El poder sin abuso pierde su encanto –dijo Paul Valéry–, afortunadamente, en México, el poder, el abuso y el encanto ya no son privilegio presidencial. La impunidad se ha democratizado.
En una sátira de otros tiempos, el presidente preguntaba: “¿Qué horas son?” Y la respuesta era un milagro: “Las que usted diga, Señor Presidente”. Lo genial del chiste es que situaba el poder impune en su raíz: la definición de la realidad. Al hablar de impunidad, se piensa en los delitos no castigados. Pero la impunidad radical está en los no cometidos. Cuando el poder define la realidad, no hay delito que perseguir.
Y eso que era prerrogativa del Señor Presidente ya no lo es. La fragmentación del poder federal, la emancipación de las gubernaturas, la guerra de todos contra todos, dentro y fuera de los partidos, la audacia de los otros poderes realmente existentes, democratizan la impunidad. Nadie responde de sus afirmaciones, ni está sujeto a hacerlo. En declaraciones oficiales, manifiestos, manifestaciones, frases que destaca la prensa, comentarios y caricaturas hay afirmaciones arbitrarias sin que pase nada. ¿Qué horas son? Las que yo diga.

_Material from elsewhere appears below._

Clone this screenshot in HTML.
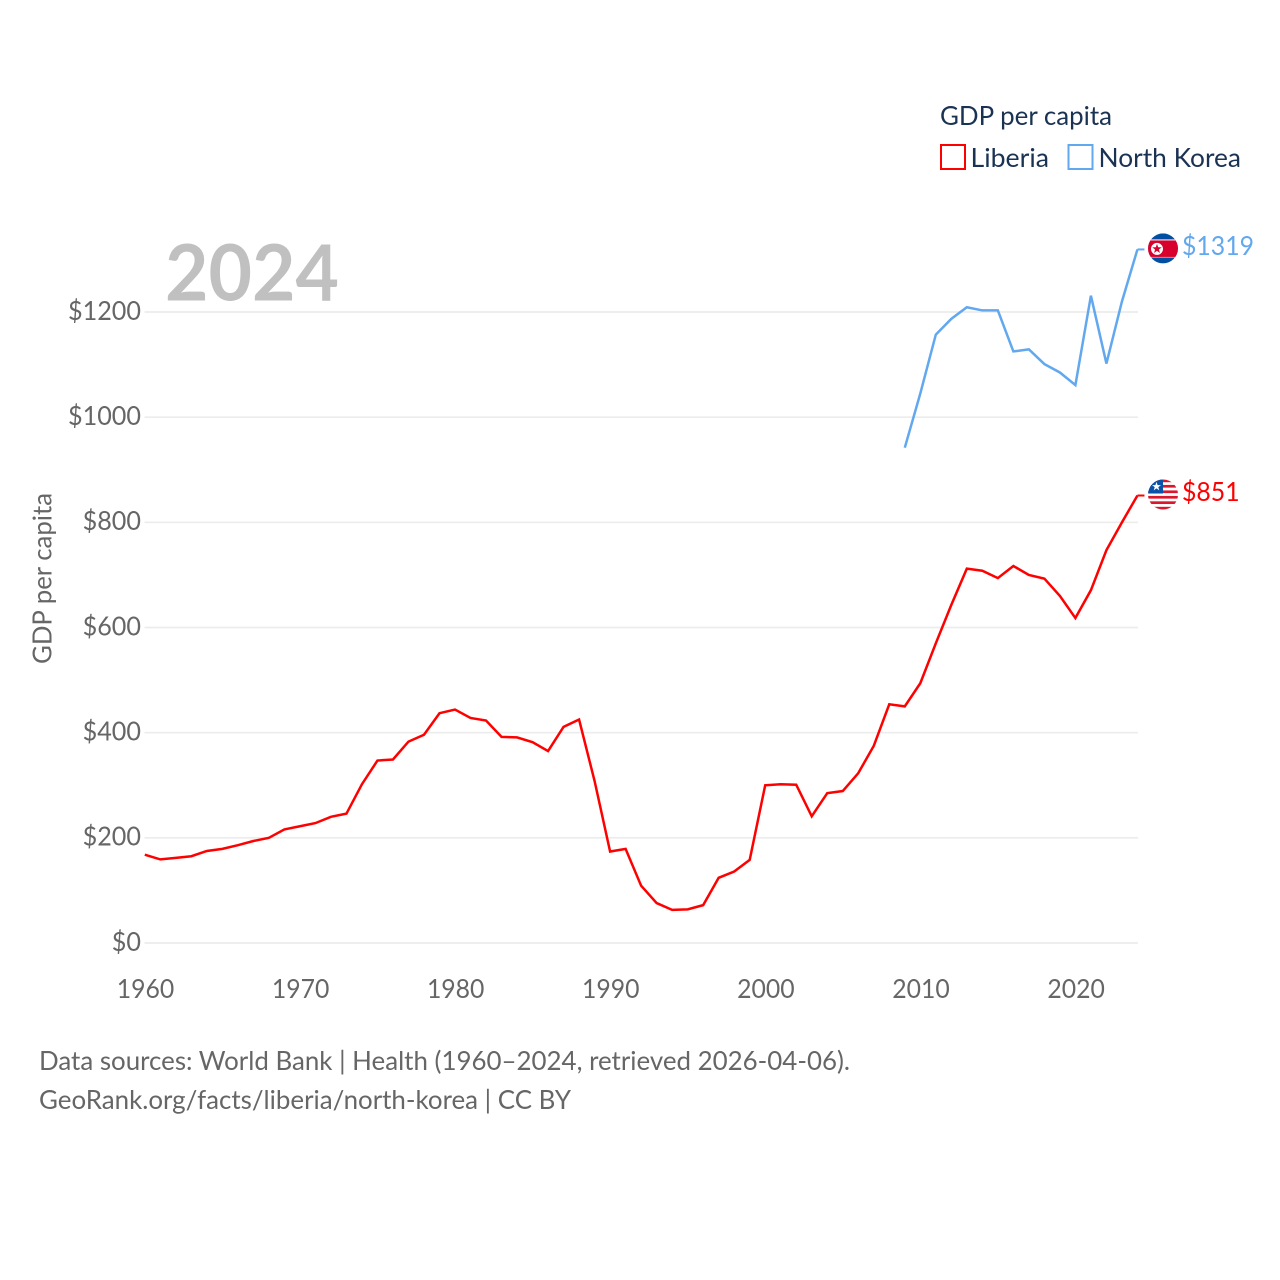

Es legítimo y deseable que muchas opiniones convivan. Pero convivir es convencer, convencerse o cuando menos respetar. La mera declaración de principios sagrados no convence, y todavía menos la satanización y los insultos. Desgraciadamente, desde la Independencia, la convivencia de opiniones, convicciones y doctrinas ha sido vista como imposible y hasta como indecente. Ha sido más fácil aceptar que un mandamás imponga sus opiniones que llegar a un consenso.
La democracia irá superando eso. Dejó atrás el monólogo presidencial, y, en camino al debate democrático, está pasando por una contradicción: la multitud de monólogos autocráticos. Muchos mandamases declaran impunemente qué horas son cuando se les pega la gana. La realidad es su prerrogativa, y la algarabía resultante entre afirmaciones arbitrarias no es un debate, ni pretende serlo. Es una guerra a gritos sobre qué horas son. No se trata de convencer, sino de subir el volumen hasta que no se escuchen otras opiniones. Muy buen negocio para los que alquilan altavoces.

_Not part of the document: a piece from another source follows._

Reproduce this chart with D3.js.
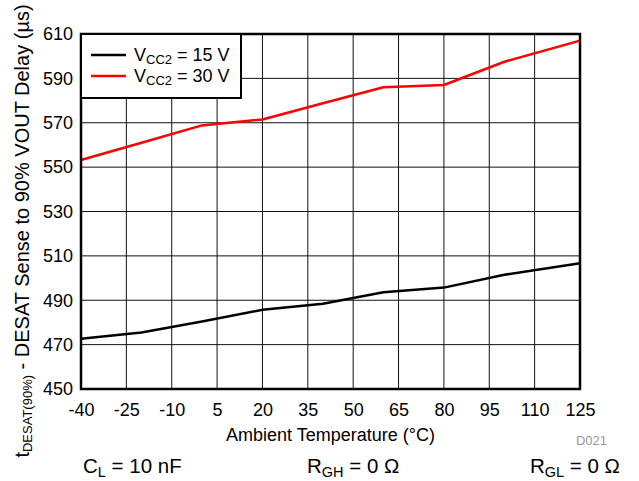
<!DOCTYPE html>
<html>
<head>
<meta charset="utf-8">
<script src="https://cdn.jsdelivr.net/npm/d3@7"></script>
<style>
  body { margin: 0; background: #fff; }
  svg { display: block; font-family: 'Liberation Sans', Arial, sans-serif; }
</style>
</head>
<body>
<svg id="chart"></svg>
<script>
const temps = [-40, -20, 0, 20, 40, 60, 80, 100, 125];
const vcc15 = [472.6, 475.5, 480.4, 485.7, 488.4, 493.6, 495.7, 501.5, 506.7];
const vcc30 = [553.2, 561, 568.8, 571.5, 578.8, 586, 587, 597.5, 607];
const xTicks = [-40, -25, -10, 5, 20, 35, 50, 65, 80, 95, 110, 125];
const yTicks = [450, 470, 490, 510, 530, 550, 570, 590, 610];

const width = 639;
const height = 481;
const margin = { top: 34, right: 59, bottom: 92, left: 81 };

const svg = d3.select('#chart').attr('width', width).attr('height', height);

const xScale = d3.scaleLinear().domain([-40, 125]).range([margin.left, width - margin.right]);
const yScale = d3.scaleLinear().domain([450, 610]).range([height - margin.bottom, margin.top]);

// Grid
svg
  .append('g')
  .attr('stroke', '#111')
  .attr('stroke-width', 1)
  .call((g) =>
    g
      .selectAll('.vx')
      .data(xTicks)
      .join('line')
      .attr('x1', (d) => xScale(d))
      .attr('x2', (d) => xScale(d))
      .attr('y1', yScale(450))
      .attr('y2', yScale(610))
  )
  .call((g) =>
    g
      .selectAll('.hy')
      .data(yTicks)
      .join('line')
      .attr('y1', (d) => yScale(d))
      .attr('y2', (d) => yScale(d))
      .attr('x1', xScale(-40))
      .attr('x2', xScale(125))
  );

// Axes labels (plain hyphen for negatives, like the original)
const xAxis = svg
  .append('g')
  .attr('transform', `translate(0, ${yScale(450)})`)
  .call(
    d3
      .axisBottom(xScale)
      .tickValues(xTicks)
      .tickFormat((d) => String(d))
      .tickSize(0)
      .tickPadding(14)
  );
xAxis.select('.domain').remove();
xAxis.selectAll('text').attr('font-size', 18).attr('font-family', null).attr('fill', '#000');

const yAxis = svg
  .append('g')
  .attr('transform', `translate(${xScale(-40)}, 0)`)
  .call(d3.axisLeft(yScale).tickValues(yTicks).tickSize(0).tickPadding(8));
yAxis.select('.domain').remove();
yAxis.selectAll('text').attr('font-size', 18).attr('font-family', null).attr('fill', '#000');

// Lines
const line = d3
  .line()
  .x((d) => xScale(d[0]))
  .y((d) => yScale(d[1]));

const series = [
  { values: vcc15, color: '#000', label: '15 V' },
  { values: vcc30, color: '#ff0000', label: '30 V' },
];

series.forEach((s) => {
  svg
    .append('path')
    .datum(temps.map((t, i) => [t, s.values[i]]))
    .attr('fill', 'none')
    .attr('stroke', s.color)
    .attr('stroke-width', 2.5)
    .attr('stroke-linejoin', 'round')
    .attr('d', line);
});

// Frame
svg
  .append('rect')
  .attr('x', xScale(-40))
  .attr('y', yScale(610))
  .attr('width', xScale(125) - xScale(-40))
  .attr('height', yScale(450) - yScale(610))
  .attr('fill', 'none')
  .attr('stroke', '#000')
  .attr('stroke-width', 2.5);

// Legend
const legend = svg.append('g').attr('transform', `translate(${xScale(-40)}, ${yScale(610)})`);
legend
  .append('rect')
  .attr('width', 160)
  .attr('height', 64)
  .attr('fill', '#fff')
  .attr('stroke', '#000')
  .attr('stroke-width', 2);
series.forEach((s, i) => {
  const y = 21 + i * 21;
  legend
    .append('line')
    .attr('x1', 10)
    .attr('x2', 45)
    .attr('y1', y)
    .attr('y2', y)
    .attr('stroke', s.color)
    .attr('stroke-width', 2.5);
  const t = legend
    .append('text')
    .attr('x', 53)
    .attr('y', y + 6)
    .attr('font-size', 18);
  t.append('tspan').text('V');
  t.append('tspan').attr('font-size', 13).attr('dy', 3).text('CC2');
  t.append('tspan').attr('dy', -3).text(` = ${s.label}`);
});

// Axis titles
svg
  .append('text')
  .attr('x', (xScale(-40) + xScale(125)) / 2)
  .attr('y', 441)
  .attr('text-anchor', 'middle')
  .attr('font-size', 18)
  .text('Ambient Temperature (°C)');

const yt = svg
  .append('text')
  .attr('transform', 'translate(29, 231) rotate(-90)')
  .attr('text-anchor', 'middle')
  .attr('font-size', 20);
yt.append('tspan').text('t');
yt.append('tspan').attr('font-size', 13).attr('dy', 3).text('DESAT(90%)');
yt.append('tspan').attr('dy', -3).text(' - DESAT Sense to 90% VOUT Delay (µs)');

svg
  .append('text')
  .attr('x', 607)
  .attr('y', 445)
  .attr('text-anchor', 'end')
  .attr('font-size', 13)
  .attr('fill', '#999')
  .text('D021');

// Conditions
const conds = [
  { x: 83, main: 'C', sub: 'L', rest: ' = 10 nF' },
  { x: 307, main: 'R', sub: 'GH', rest: ' = 0 Ω' },
  { x: 530, main: 'R', sub: 'GL', rest: ' = 0 Ω' },
];
conds.forEach((c) => {
  const t = svg.append('text').attr('x', c.x).attr('y', 473).attr('font-size', 20.5);
  t.append('tspan').text(c.main);
  t.append('tspan').attr('font-size', 14.5).attr('dy', 4).text(c.sub);
  t.append('tspan').attr('dy', -4).text(c.rest);
});
</script>
</body>
</html>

La administración de la verdad fue el arte supremo de la monocracia; y hoy no funciona, porque, habiendo tantos monopolios de la verdad, no hay ninguno. De ahí surgen oportunidades democráticas. Ahora es más fácil señalar la contradicción, la mentira, la ignorancia, la vacuidad y el golpe bajo. Y hay que hacerlo, en vez de limitarse a la irritación, el desánimo o la apatía que provoca el griterío de comerciales políticos. Si los declarantes no se toman en serio, la sociedad debe tomarlos en serio: hacerlos responsables de sus afirmaciones, cuestionarlas ante el reloj, hasta que aprendan qué horas son.
Hay que exhibir las declaraciones abusivas. Lo hacen los columnistas políticos con buena memoria y buenos archivos. Lo hacen los ciudadanos que escriben cartas a la redacción; una venerable tradición democrática en los países de habla inglesa, que también puede funcionar en México, como lo demostró El Financiero, cuando tuvo una persona que no se limitaba a publicar las cartas, sino que hablaba con los políticos aludidos y daba seguimiento a las reclamaciones. Lo hace la revista Etcétera, en una de sus secciones más leídas. Lo hace Lupa Ciudadana, que archiva las declaraciones, las pone en línea y busca la opinión de especialistas. Lo hacen muchos blogues.
Todos estos relojes frente a la impunidad declarativa tienen dos problemas. Defenderse de los que tienen capacidad para sabotearlos con avalanchas de opiniones aparentemente espontáneas, pero orquestadas. Y defenderse de los que se lanzan por su cuenta, pero de manera interesada, visceral o mal informada. Los editores tienen que intervenir para que destaquen y se multipliquen las aclaraciones bien informadas, breves, inteligentes y corteses, frente a la guerra a gritos.
Otro recurso contra la demagogia sería organizar debates pedagógicos por radio o televisión, no entre políticos sino entre estudiantes; y no con el fin de llegar a una conclusión, sino de enseñar a los participantes y al público cómo es un debate inteligente y honesto. Los árbitros sonarían la campana cada vez que alguien cometiera una falta (de información, de lógica, de buena fe, de cortesía) y suspenderían el debate un momento, para explicar la falta.
Una variante (más difícil de producir) consistiría en organizar debates con ciudadanos que protagonizaran las posiciones políticas más conocidas (sobre temas concretos) y las defendieran; sujetos, naturalmente, a la campana. Lo mejor, por supuesto, sería que los políticos mismos debatieran, sujetos a la campana. Pero todavía prefieren abusar del monólogo impune. Tiene su encanto.